Absurd rumors, real harm Urban legends are fiction, but the fact is, they hurt consumers, businesses

September 13, 1998|By Sheryl Harris

ONCE UPON a time, folk tales had foxes and gnomes.

Today, they have ... fast-food chicken from Company X that can make you sterile just by eating it!

... cactuses from Company Y that are so full of baby spiders, they'll explode when you get them into your house!

... the designer who doesn't want Asians wearing his clothes!

Who needs the Weekly World News when you can rely on the friend of a friend for such juicy tidbits?

Urban legends, the folk tales of the 20th century, can sway consumers - and affect companies' bottom lines.

Are the tales absolute fiction? Definitely.

But who cares?

"It doesn't matter in one way if [an urban legend] happened or not. If people think it happened, it's almost as important as if it did," says Alan Dundes, who teaches folklore at the University of California at Berkeley. "People make decisions based on them."

Church's, Snapple, Procter & Gamble, Liz Claiborne, Tommy Hilfiger and Ikea are a few of the companies that have had to fight off unfounded rumors.

Urban legends are always told as true stories. And they're always attributed to a friend of a friend, rather than to any actual person who can be named, writes folklorist-author Jan Brunvand, a retired college professor.

Like all rumors, legends change over time, and even the company isn't the same from one telling to the next.

The spiders-in-the-cactus story is this: A woman notices that the new cactus she bought is shaking, calls the store where she bought it and is told to evacuate her home immediately. Store employees in protective gear show up, and just then, the cactus explodes, sending hundreds of baby spiders (in some versions, scorpions) skittering all over the house.

Brunvand says versions he heard in the early '90s cited Frank's Nursery in Michigan as the source of the exploding houseplant, but he tracked down a mid-'80s story in which the culprit was the British store Marks & Spencer. In the freshest version, Ikea gets a chance to be the bad guy.

During the past 10 years, a lot of urban legends seem to be something a friend of a friend saw on "Oprah."

For example, Liz Claiborne was targeted in the early '90s when it was widely claimed she said during an interview with Oprah that she didn't like black women to wear her clothes.
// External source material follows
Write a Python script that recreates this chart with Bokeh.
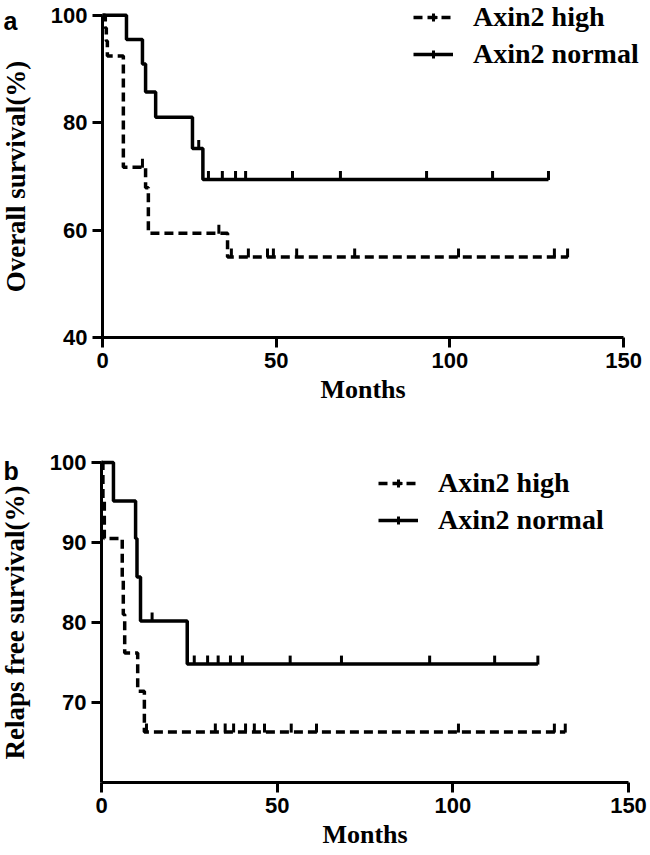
import numpy as np
from bokeh.plotting import figure
from bokeh.models import Legend, LegendItem, Label, FixedTicker, Range1d, ColumnDataSource
from bokeh.layouts import column
from bokeh.embed import file_html
from bokeh.resources import INLINE

# ---------------- data ----------------
# panel a: overall survival
os_high_t = [0, 0.8, 1.1, 1.4, 6.0, 12.4, 13.2, 36.0, 134.0]
os_high_s = [100, 97.6, 95.2, 92.4, 71.7, 67.9, 59.4, 55.0, 55.0]
os_high_cens = [11.5, 33.5, 37.1, 42.0, 47.5, 49.2, 55.9, 72.6, 102.5, 130.1, 133.9]

os_norm_t = [0, 6.9, 11.5, 12.4, 15.3, 25.9, 28.9, 128.4]
os_norm_s = [100, 95.5, 90.9, 85.7, 81.0, 75.2, 69.4, 69.4]
os_norm_cens = [27.7, 30.5, 34.5, 38.3, 41.2, 54.7, 68.5, 93.3, 112.3, 128.4]

# panel b: relapse free survival
rfs_high_t = [0, 0.4, 0.8, 5.9, 6.2, 6.6, 10.3, 12.2, 132.0]
rfs_high_s = [100, 95.2, 90.5, 85.7, 81.0, 76.2, 71.4, 66.3, 66.3]
rfs_high_cens = [12.8, 32.4, 35.2, 37.6, 41.0, 43.5, 46.4, 54.0, 61.2, 101.6, 128.9, 132.0]

rfs_norm_t = [0, 3.4, 9.7, 10.1, 11.1, 24.4, 124.2]
rfs_norm_s = [100, 95.2, 90.5, 85.7, 80.2, 74.8, 74.8]
rfs_norm_cens = [14.4, 26.4, 30.2, 33.2, 36.7, 40.1, 53.7, 68.3, 93.4, 111.9, 124.2]

x_ticks = [0, 50, 100, 150]
a_y_ticks = [40, 60, 80, 100]
b_y_ticks = [70, 80, 90, 100]
series_labels = ["Axin2 high", "Axin2 normal"]
panel_letters = ["a", "b"]
y_titles = ["Overall survival(%)", "Relaps free survival(%)"]
x_title = "Months"

SERIF = "Liberation Serif"
SANS = "Liberation Sans"


def level_at(times, surv, t):
    idx = np.searchsorted(np.asarray(times), t, side="right") - 1
    return np.asarray(surv)[idx]


def make_panel(width, height, xr, yr, y_lo, y_ticks, curves, y_title, tick_offset,
               legend_loc, letter, letter_xy):
    p = figure(width=width, height=height, output_backend="svg", toolbar_location=None,
               x_range=Range1d(*xr), y_range=Range1d(*yr),
               min_border=0, min_border_left=0, min_border_right=0,
               min_border_top=0, min_border_bottom=0)
    p.outline_line_color = None
    p.grid.visible = False
    p.background_fill_color = "white"
    p.border_fill_color = "white"

    items = []
    for (t, s, cens, dash, label) in curves:
        r = p.step(x=t, y=s, mode="after", line_color="black", line_width=3.5,
                   line_dash=dash)
        cy = level_at(t, s, cens) + tick_offset
        src = ColumnDataSource(dict(x=cens, y=cy))
        p.scatter(x="x", y="y", source=src, marker="dash", angle=np.pi / 2, size=9,
                  line_color="black", line_width=3)
        # legend-only proxy: a single NaN point is never drawn in the plot
        proxy = p.scatter(x=[np.nan], y=[np.nan], marker="cross", line_color="black",
                          line_width=3)
        items.append(LegendItem(label=label, renderers=[r, proxy]))

    leg = Legend(items=items, location=legend_loc, glyph_width=40, glyph_height=20,
                 label_height=20, label_standoff=20, spacing=5, padding=0, margin=0,
                 border_line_color=None, background_fill_alpha=0,
                 label_text_font=SERIF, label_text_font_style="bold",
                 label_text_font_size="28px", label_text_color="black")
    p.add_layout(leg)

    p.xaxis.ticker = FixedTicker(ticks=x_ticks)
    p.yaxis.ticker = FixedTicker(ticks=y_ticks)
    p.xaxis.fixed_location = y_lo
    p.yaxis.fixed_location = 0
    p.xaxis.bounds = (0, 150)
    p.yaxis.bounds = (y_lo, 100)
    for ax in (p.xaxis, p.yaxis):
        ax.axis_line_width = 3
        ax.major_tick_line_width = 3
        ax.major_tick_out = 10
        ax.major_tick_in = 0
        ax.minor_tick_line_color = None
        ax.major_label_text_font = SANS
        ax.major_label_text_font_style = "bold"
        ax.major_label_text_font_size = "22px"
        ax.major_label_text_color = "black"
        ax.axis_label_text_font = SERIF
        ax.axis_label_text_font_style = "bold"
        ax.axis_label_text_color = "black"
    p.xaxis.axis_label = x_title
    p.xaxis.axis_label_text_font_size = "26px"
    p.xaxis.major_label_standoff = 5
    p.xaxis.axis_label_standoff = 4
    p.yaxis.axis_label = y_title
    p.yaxis.axis_label_text_font_size = "27px"
    p.yaxis.major_label_standoff = 5
    p.yaxis.axis_label_standoff = 17

    p.add_layout(Label(x=letter_xy[0], y=letter_xy[1], text=letter, text_font=SANS,
                       text_font_style="bold", text_font_size="25px", text_color="black",
                       text_align="left", text_baseline="alphabetic"))
    return p


# panel a: 0 -> x=102px, 150 -> x=623px; 100 -> y=14.7px, 40 -> y=337px (canvas 650x420)
pa = make_panel(650, 420, (-29.37, 157.77), (24.55, 102.74), 40, a_y_ticks,
                [(os_high_t, os_high_s, os_high_cens, "9 5", series_labels[0]),
                 (os_norm_t, os_norm_s, os_norm_cens, "solid", series_labels[1])],
                y_titles[0], 0.75, (413, 350), panel_letters[0], (-28.5, 99.0))

# panel b: 0 -> x=101px, 150 -> x=628px; 100 -> y=42px, 60 -> y=362px (canvas 650x435)
pb = make_panel(650, 435, (-28.75, 156.26), (50.875, 105.25), 60, b_y_ticks,
                [(rfs_high_t, rfs_high_s, rfs_high_cens, "9 5", series_labels[0]),
                 (rfs_norm_t, rfs_norm_s, rfs_norm_cens, "solid", series_labels[1])],
                y_titles[1], 0.5, (378, 319), panel_letters[1], (-27.9, 99.0))

layout = column(pa, pb, spacing=0)
open("out.html", "w").write(file_html(layout, INLINE))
Oprah went on the air to set the record straight, saying that not only had it not happened but Liz Claiborne had never been on the show.

No matter. The same rumor was revived last year, this time with Tommy Hilfiger as the culprit. The Hilfiger rumor further mutated, with one version saying he didn't want African-Americans to wear his clothes and another insisting it was Asians. The rumormongers are apparently unaware that Hilfiger regularly uses black models in his ads and that the chairman of Hilfiger's company is Asian-American.

The problem with these stories is that consumers can be influenced by them, even if they believe the rumor is absurd or untrue, says Anne Brumbaugh, an assistant professor of marketing at Case Western Reserve University.

Take a consumer deciding between two products, with no real preference. "In the absence of other information I it's just that small grain of sand that may tip you away," she said.

Many folklorists believe that urban legends aimed at companies are a weird consumer backlash; instead of fighting companies ++ with fact, consumers settle for fiction, says folklorist Dundes.

Patricia Turner, a folklorist who has focused on African-American urban legends, found that rumors of Ku Klux Klan ownership of various companies increased after the companies introduced higher-priced products.

She theorizes that it's easier for consumers to justify not buying a product by referring to a rumor rather than saying, "The price is too high."

An example from Turner's book, "I Heard Through the Grapevine," centers on Church's fried chicken, which for a while fended off rumors of KKK ownership but also had to deal with the more fantastic rumor that its chicken had an ingredient that would sterilize black men.

Turner tracked the rumor for almost a decade and determined it had no basis in fact. But she noticed that people who recited the rumor would often additionally comment on the price of making chicken at home vs. eating out, or would remark that fried chicken had a lot of cholesterol. When the price and risk of a product is perceived by customers to outweigh its usefulness, consumers might be more likely to buy into a rumor, she concluded.

But rumors can hurt consumers. For one thing, it might dissuade them from shopping based on the actual value of a product.

Another example is the Gerber rumor, which has it that the baby food company settled a lawsuit over baby food additives by agreeing to give $500 savings bond to children born in certain years. As a result, misguided parents keep sending their children's birth dates and Social Security numbers to post office boxes, and it's not clear who's getting the mail.